● The problem: Look through the material below for "this". Copy every line that contains it.

— Begin Exercise input —

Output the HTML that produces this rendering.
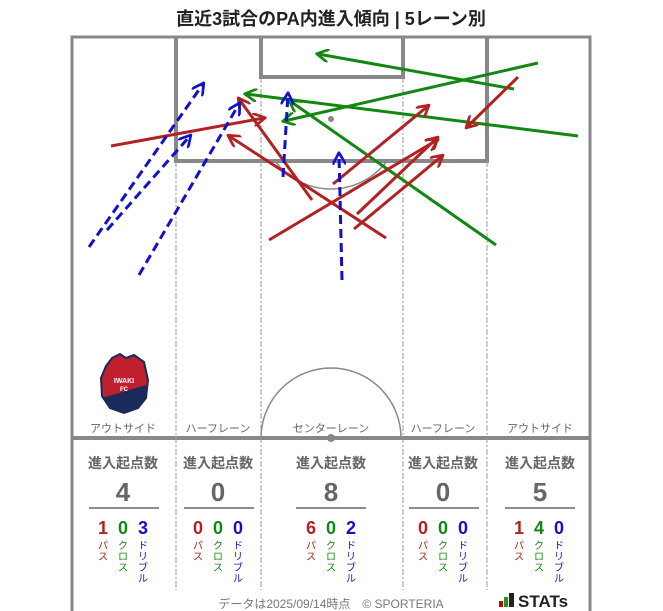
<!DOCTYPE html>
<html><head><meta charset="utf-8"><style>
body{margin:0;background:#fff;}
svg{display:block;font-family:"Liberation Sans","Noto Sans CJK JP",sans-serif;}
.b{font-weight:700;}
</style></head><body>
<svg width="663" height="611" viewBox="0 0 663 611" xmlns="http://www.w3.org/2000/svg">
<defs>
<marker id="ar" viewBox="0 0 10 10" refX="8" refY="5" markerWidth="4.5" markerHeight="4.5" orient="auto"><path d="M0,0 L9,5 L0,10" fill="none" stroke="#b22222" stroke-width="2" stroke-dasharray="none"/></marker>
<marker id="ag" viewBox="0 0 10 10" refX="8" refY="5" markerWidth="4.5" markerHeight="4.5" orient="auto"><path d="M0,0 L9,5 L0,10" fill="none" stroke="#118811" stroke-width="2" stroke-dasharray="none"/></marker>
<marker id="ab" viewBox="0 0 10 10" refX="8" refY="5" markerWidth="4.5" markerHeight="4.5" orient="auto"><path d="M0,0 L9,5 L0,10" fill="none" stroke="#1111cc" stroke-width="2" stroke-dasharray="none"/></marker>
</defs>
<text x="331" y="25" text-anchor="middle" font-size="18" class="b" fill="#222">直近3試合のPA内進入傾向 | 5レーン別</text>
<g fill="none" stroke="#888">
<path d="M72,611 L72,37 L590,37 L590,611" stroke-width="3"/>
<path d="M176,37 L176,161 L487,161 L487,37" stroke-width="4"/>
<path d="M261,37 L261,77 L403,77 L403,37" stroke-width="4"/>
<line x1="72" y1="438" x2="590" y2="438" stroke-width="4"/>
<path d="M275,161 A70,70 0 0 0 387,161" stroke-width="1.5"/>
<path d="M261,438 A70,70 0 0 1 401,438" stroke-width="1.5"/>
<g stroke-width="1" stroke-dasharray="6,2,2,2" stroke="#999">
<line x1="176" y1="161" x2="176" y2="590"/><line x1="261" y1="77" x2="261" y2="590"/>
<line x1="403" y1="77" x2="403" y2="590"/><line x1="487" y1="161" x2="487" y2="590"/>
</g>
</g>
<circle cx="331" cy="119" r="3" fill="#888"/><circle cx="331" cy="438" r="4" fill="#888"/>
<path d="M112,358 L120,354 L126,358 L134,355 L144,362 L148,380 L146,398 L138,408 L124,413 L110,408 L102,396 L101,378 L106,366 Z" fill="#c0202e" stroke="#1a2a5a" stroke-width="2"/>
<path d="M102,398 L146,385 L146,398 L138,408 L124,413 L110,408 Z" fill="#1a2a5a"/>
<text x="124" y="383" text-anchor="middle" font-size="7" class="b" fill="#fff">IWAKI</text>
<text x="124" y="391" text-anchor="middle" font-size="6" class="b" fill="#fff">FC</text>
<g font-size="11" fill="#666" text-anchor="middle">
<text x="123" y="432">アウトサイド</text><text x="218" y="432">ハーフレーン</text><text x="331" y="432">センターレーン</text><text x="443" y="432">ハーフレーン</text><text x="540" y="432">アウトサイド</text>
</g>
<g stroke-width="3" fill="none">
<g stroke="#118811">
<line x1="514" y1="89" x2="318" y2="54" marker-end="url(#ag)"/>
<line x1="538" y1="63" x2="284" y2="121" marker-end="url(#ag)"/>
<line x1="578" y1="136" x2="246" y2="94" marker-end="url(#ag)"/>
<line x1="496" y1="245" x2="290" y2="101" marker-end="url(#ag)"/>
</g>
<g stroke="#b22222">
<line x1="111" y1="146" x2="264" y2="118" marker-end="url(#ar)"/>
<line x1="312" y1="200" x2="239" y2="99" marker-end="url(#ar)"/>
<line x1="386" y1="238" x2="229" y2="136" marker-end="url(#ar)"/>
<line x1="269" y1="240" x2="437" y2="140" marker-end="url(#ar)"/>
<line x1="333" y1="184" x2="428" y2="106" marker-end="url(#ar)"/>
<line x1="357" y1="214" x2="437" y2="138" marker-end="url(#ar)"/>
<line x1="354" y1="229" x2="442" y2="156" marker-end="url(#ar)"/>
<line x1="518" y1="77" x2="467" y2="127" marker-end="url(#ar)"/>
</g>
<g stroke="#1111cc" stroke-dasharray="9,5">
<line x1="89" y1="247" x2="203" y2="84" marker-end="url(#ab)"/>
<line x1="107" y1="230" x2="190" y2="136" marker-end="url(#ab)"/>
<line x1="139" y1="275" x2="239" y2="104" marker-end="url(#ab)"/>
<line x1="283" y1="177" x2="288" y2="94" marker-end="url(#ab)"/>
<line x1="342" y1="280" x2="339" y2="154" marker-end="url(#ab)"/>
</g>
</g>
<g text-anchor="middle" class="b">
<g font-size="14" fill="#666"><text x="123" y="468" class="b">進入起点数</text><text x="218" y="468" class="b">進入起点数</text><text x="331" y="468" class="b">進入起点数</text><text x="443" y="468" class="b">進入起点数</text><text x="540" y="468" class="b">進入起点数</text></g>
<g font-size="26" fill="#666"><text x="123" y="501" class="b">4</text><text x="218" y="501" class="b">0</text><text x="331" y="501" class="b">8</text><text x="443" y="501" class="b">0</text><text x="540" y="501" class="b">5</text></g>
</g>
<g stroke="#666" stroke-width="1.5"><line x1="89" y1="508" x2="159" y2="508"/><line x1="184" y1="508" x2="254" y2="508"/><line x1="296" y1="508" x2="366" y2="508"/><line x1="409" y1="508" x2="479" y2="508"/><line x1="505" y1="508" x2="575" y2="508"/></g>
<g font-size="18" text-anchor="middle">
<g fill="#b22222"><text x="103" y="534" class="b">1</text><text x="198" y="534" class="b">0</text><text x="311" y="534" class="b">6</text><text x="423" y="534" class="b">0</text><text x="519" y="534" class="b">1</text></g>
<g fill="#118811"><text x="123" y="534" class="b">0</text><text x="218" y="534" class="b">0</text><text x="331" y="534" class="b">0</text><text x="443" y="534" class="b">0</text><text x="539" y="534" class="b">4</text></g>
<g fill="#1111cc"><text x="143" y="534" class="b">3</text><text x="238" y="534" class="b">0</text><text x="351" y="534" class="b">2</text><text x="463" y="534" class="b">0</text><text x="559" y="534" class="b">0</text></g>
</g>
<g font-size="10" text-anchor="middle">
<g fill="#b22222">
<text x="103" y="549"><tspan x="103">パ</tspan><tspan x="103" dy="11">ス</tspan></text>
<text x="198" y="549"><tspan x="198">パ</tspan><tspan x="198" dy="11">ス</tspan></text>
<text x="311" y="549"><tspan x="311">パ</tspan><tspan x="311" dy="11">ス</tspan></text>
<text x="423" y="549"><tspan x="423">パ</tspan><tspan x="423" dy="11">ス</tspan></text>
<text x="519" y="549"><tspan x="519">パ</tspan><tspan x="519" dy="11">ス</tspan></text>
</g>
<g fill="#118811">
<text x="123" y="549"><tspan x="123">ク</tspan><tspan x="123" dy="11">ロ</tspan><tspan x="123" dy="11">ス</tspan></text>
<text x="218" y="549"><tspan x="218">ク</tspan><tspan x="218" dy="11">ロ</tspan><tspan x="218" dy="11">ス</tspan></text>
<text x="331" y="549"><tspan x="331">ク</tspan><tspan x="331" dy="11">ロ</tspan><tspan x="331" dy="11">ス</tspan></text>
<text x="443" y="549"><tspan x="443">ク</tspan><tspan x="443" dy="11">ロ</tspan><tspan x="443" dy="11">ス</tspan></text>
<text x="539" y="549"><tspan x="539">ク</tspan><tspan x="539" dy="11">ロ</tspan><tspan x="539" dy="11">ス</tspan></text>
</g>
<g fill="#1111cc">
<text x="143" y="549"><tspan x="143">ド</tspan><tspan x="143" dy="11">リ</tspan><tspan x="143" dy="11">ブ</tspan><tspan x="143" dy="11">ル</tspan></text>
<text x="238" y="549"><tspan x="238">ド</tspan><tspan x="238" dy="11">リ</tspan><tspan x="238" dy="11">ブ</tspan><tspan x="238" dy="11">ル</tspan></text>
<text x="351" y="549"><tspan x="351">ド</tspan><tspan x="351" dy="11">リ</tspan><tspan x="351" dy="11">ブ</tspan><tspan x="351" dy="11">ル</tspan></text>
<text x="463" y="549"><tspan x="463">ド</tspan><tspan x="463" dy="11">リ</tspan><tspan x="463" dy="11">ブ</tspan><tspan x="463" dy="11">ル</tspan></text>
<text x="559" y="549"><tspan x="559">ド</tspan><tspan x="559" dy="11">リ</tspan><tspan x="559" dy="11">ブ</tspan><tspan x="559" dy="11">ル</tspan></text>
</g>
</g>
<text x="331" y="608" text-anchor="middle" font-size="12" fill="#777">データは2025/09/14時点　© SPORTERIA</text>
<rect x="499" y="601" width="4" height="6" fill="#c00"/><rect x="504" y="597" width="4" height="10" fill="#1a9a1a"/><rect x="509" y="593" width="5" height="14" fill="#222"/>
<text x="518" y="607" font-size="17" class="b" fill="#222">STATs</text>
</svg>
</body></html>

— End Exercise input —
— Begin Exercise input —

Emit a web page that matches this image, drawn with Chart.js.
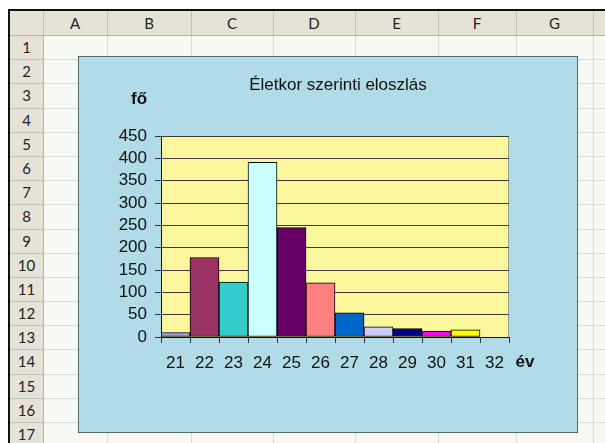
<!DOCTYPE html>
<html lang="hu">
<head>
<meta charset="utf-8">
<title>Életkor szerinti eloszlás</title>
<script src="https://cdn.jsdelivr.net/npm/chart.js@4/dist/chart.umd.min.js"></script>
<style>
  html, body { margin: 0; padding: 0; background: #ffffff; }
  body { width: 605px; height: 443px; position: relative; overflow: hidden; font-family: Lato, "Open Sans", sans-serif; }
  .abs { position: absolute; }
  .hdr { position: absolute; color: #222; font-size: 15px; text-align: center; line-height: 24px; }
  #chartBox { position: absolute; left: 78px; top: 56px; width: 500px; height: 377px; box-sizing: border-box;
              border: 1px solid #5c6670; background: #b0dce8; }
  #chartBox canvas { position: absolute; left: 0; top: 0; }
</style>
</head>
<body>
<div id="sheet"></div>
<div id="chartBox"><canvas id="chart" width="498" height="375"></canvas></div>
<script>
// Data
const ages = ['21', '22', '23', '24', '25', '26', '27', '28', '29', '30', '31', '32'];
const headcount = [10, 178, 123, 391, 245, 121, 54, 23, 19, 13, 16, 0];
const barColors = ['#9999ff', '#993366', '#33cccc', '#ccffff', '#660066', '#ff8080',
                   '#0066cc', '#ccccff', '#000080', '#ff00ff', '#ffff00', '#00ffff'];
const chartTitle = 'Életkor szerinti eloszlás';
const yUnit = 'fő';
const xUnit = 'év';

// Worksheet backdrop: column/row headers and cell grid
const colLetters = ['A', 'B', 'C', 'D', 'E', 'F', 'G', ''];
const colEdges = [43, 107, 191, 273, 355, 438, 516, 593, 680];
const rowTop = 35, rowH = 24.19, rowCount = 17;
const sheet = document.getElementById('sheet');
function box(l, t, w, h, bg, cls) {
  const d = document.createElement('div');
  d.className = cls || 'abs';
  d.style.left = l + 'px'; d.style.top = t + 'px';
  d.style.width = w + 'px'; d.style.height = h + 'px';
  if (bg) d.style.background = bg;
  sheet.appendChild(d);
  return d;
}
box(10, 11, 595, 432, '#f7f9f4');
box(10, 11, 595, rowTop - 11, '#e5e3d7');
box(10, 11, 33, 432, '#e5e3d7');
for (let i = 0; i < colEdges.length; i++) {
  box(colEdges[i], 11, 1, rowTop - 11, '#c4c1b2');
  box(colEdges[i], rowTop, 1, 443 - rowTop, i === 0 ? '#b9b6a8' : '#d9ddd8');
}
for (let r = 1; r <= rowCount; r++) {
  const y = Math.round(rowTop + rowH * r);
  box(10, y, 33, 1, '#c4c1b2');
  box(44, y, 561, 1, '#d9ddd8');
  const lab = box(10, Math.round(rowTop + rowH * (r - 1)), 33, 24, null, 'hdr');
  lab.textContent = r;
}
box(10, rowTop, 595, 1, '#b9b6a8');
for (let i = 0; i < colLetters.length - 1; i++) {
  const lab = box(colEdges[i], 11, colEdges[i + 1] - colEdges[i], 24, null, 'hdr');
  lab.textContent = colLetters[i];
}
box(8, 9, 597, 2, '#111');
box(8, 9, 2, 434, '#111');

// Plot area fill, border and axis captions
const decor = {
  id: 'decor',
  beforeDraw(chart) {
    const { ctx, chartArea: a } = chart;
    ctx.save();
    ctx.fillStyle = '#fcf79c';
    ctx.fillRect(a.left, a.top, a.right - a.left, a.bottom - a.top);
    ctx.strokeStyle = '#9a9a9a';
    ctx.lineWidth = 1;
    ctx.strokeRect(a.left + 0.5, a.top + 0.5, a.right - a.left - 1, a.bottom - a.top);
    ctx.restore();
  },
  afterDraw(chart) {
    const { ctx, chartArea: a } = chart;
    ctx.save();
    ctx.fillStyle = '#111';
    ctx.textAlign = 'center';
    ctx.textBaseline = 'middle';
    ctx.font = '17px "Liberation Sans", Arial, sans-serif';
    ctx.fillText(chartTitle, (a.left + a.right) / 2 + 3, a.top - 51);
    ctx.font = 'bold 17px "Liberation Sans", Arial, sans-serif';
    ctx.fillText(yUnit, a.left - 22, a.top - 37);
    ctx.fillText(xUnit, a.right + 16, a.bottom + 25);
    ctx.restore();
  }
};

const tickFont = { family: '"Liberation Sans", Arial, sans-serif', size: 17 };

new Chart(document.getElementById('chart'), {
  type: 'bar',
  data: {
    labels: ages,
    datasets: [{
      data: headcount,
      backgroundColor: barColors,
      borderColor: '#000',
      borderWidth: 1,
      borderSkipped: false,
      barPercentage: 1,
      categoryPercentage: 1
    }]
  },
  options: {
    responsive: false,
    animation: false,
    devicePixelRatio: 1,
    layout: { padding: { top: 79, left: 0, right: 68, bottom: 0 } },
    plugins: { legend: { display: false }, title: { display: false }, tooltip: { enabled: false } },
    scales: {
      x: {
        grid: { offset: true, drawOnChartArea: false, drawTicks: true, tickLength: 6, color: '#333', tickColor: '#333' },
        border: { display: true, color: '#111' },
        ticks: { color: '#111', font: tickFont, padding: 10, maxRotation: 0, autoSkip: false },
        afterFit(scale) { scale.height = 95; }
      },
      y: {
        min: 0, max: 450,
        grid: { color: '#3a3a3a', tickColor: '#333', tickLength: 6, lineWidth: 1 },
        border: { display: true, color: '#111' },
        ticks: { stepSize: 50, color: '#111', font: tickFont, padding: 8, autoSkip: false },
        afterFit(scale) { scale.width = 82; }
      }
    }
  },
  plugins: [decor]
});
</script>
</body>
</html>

— End Exercise input —

● Exercise result:
Output the HTML that produces this rendering.
Emit a web page that matches this image, drawn with Chart.js.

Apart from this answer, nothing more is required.